Re: Linux DRTM on UEFI platforms
From: Daniel Kiper
Date: Thu Aug 11 2022 - 07:35:47 EST
On Thu, Aug 11, 2022 at 07:25:58PM +0930, Brendan Trotter wrote:
> Hi,
>
> On Thu, Aug 11, 2022 at 3:16 AM Matthew Garrett <mjg59@xxxxxxxxxxxxx> wrote:
> > On Wed, Aug 10, 2022 at 06:37:18PM +0930, Brendan Trotter wrote:
> >
> > > [1] doesn't provide any useful information. How does a kernel know
> > > that the callback provided by boot loader actually measures what it's
> > > supposed to measure, or even does anything at all?
> >
> > The kernel has no way to know this - *any* code you've run before
> > performing a measurement could tamper with the kernel such that it
> > believes it's fine.

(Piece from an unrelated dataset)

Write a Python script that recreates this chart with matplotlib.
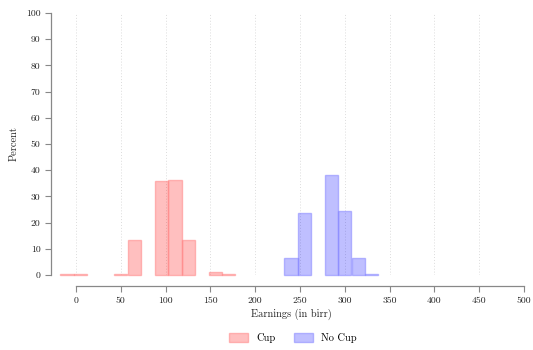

This is just as true in DRTM as it is in SRTM. But
> > you know what the expected measurements should be, so you're able to
> > either seal secrets to those PCR values or rely on remote attestation.
>
> In this scenario the kernel has no idea what the measurement should
> be, it only knows the measurement that a potentially malicious boot
> loader felt like giving the kernel previously (e.g. when the kernel
> was installed).
>
> > > [1] doesn't provide any useful information. Senter and skinit don't
> > > provide a method for kernel to detect that (e.g.) a MiTM boot loader
> > > has always measured a forgery and has changed unmeasured code in a
> > > different way every time you boot.
> >
> > Measurements are not opaque objects. If you're not able to reconstruct
> > the expected measurement then you're doing it wrong.
>
> OK; so to detect if boot loader has always given kernel a bad/forged
> measurement; the kernel repeats all of the steps involved in creating
> the measurement itself exactly the same as the boot loader should have
> (but might not have) so that kernel can compare a "known
> good/trustworthy" measurement with the useless measurement that the
> boot loader created for no sane reason whatsoever?
Could you tell us where exactly boot loader creates measurements for the DRTM?